*WRITTEN PROBLEM:*
Copy every line of the data that contains the string "this".

*GIVEN DATA:*

○ ○ ○ ○

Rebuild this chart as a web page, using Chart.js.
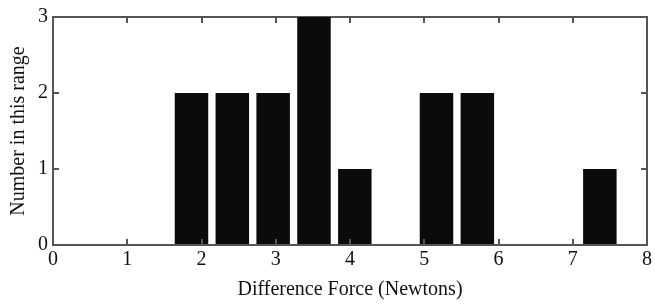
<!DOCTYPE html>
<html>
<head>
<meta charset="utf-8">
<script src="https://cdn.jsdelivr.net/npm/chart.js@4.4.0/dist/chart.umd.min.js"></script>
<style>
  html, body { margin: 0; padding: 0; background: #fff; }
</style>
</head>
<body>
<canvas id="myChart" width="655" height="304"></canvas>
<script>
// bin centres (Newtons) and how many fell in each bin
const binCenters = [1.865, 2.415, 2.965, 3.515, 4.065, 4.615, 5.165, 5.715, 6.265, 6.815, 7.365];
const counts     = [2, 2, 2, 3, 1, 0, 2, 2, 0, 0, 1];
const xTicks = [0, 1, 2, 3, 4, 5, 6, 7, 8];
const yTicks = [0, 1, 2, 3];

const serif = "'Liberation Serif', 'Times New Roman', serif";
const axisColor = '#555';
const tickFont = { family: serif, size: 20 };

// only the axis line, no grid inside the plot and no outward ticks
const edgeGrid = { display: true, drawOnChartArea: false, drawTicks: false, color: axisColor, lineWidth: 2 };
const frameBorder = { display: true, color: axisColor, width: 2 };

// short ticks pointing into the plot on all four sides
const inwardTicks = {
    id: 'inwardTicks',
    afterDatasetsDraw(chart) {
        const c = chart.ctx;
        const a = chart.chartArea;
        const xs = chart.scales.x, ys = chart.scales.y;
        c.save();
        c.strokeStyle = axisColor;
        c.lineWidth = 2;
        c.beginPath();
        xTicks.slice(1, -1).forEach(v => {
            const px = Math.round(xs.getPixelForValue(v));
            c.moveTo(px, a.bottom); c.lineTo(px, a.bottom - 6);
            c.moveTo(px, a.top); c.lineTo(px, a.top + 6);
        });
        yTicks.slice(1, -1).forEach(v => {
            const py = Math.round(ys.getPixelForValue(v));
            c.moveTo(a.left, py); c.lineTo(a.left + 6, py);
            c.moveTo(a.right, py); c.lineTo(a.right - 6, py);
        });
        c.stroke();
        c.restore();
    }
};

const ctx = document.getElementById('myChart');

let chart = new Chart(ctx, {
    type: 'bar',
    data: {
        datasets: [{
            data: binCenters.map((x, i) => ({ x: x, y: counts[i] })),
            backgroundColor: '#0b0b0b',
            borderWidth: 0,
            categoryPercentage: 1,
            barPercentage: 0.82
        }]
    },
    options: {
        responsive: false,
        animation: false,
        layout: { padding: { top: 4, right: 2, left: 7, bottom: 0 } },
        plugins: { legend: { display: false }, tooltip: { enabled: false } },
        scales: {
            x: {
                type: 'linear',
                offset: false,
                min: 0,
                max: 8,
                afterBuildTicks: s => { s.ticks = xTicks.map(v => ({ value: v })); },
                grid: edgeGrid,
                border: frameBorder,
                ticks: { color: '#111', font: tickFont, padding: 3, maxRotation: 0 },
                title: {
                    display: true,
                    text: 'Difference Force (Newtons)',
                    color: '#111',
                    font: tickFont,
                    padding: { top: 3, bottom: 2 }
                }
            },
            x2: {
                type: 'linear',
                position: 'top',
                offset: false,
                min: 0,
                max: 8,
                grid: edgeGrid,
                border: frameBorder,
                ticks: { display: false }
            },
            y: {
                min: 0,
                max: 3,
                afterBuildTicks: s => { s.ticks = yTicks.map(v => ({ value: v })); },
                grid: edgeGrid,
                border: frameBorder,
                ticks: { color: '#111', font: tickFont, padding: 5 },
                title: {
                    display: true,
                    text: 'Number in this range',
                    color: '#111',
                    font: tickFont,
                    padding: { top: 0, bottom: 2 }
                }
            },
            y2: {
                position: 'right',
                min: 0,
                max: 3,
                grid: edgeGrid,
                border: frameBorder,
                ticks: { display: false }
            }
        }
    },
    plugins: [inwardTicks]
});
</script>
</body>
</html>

○ ○ ○ ○

*COMPLETED TASK:*
Rebuild this chart as a web page, using Chart.js.
                    text: 'Number in this range',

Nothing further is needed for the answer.